This is an adaptation made by an old co-worker of mine. It was originally chicken, bacon, ranch mac ‘n’ cheese, but they didn’t like the chicken part, and then tweaked it further from there.
Ingredients
- 16 oz rotini pasta
- 8 oz pack of bacon
- 2 Tbsp butter
- 2 Tbsp flour
- 3 cups whole milk
- 1 1/2 cup (6 ounces) shredded Italian blend
- Mostly mozzarella and provolone or similar
- 1 tsp onion powder
- 1 tsp garlic powder
- 1 tsp dried dill
- 1/4 tsp salt
- 2 cup (8 ounces) shredded Colby-Jack cheese
Directions
- Cook the bacon as you would. Mince the bacon once cooled.
- Cook and drain pasta according to package directions.

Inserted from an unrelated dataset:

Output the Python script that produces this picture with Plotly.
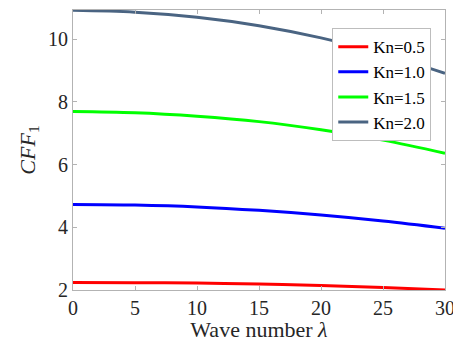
import plotly.graph_objects as go

wave_number = [0, 5, 10, 15, 20, 25, 30]
kn_labels = ["Kn=0.5", "Kn=1.0", "Kn=1.5", "Kn=2.0"]
cff_kn05 = [2.24, 2.235, 2.22, 2.19, 2.14, 2.08, 2.00]
cff_kn10 = [4.73, 4.71, 4.65, 4.54, 4.39, 4.20, 3.97]
cff_kn15 = [7.69, 7.65, 7.54, 7.37, 7.11, 6.78, 6.36]
cff_kn20 = [10.92, 10.86, 10.70, 10.43, 10.04, 9.53, 8.91]
x_ticks = [0, 5, 10, 15, 20, 25, 30]
y_ticks = [2, 4, 6, 8, 10]
colors = ["#ff0000", "#0000ff", "#00ff00", "#4a6482"]

fig = go.Figure()
for name, ys, c in zip(kn_labels, [cff_kn05, cff_kn10, cff_kn15, cff_kn20], colors):
    fig.add_trace(go.Scatter(x=wave_number, y=ys, mode="lines", name=name,
                             line=dict(color=c, width=3, shape="spline")))

font = "Liberation Serif"
fig.update_layout(
    width=453, height=342,
    margin=dict(l=73, r=8, t=10, b=52),
    paper_bgcolor="white", plot_bgcolor="white",
    font=dict(family=font, size=20, color="#262626"),
    showlegend=True,
    legend=dict(x=0.83, y=0.935, xanchor="center", yanchor="top",
                bgcolor="white", bordercolor="#bdbdbd", borderwidth=1,
                font=dict(family=font, size=17, color="#000000"),
                tracegroupgap=0, itemwidth=30),
    xaxis=dict(range=[0, 30], tickvals=x_ticks, ticklabeloverflow="allow",
               automargin=False,
               tickfont=dict(family=font, size=20, color="#262626"),
               showgrid=False, zeroline=False, showline=True, mirror="ticks",
               linecolor="#b3b3b3", linewidth=1, ticks="inside", ticklen=4,
               tickcolor="#b3b3b3",
               title=dict(text="Wave number <i>λ</i>", standoff=0,
                          font=dict(family=font, size=22, color="#262626"))),
    yaxis=dict(range=[2, 10.93], tickvals=y_ticks, ticklabeloverflow="allow",
               automargin=False,
               tickfont=dict(family=font, size=20, color="#262626"),
               showgrid=False, zeroline=False, showline=True, mirror="ticks",
               linecolor="#b3b3b3", linewidth=1, ticks="inside", ticklen=4,
               tickcolor="#b3b3b3",
               title=dict(text="<i>CFF</i><sub>1</sub>", standoff=6,
                          font=dict(family=font, size=22, color="#262626"))),
)
fig.write_html("out.html")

- Melt butter in a large pan over medium heat; sprinkle flour evenly into pan. Cook 2 minutes, stirring constantly with a whisk. Add milk slowly and while stirring with a whisk.
- Simmer 2-3 minutes or until thick. Remove from heat; let stand 4 minutes or until sauce cools to 155°.
- Add onion powder, garlic powder, dill, and salt.
- Gradually add Italian cheese blend in batches, stirring until cheese melts between each.
- In a large bowl, combine cooked noodles, cream sauce, and minced bacon.
- Mix in half of the shredded Colby-Jack cheese
- Preheat broiler.
- Butter or grease a large baking dish.
- Spoon noodle mixture into baking dish and top with remaining Colby-Jack
- Broil 3-5 minutes or until cheese is bubbling.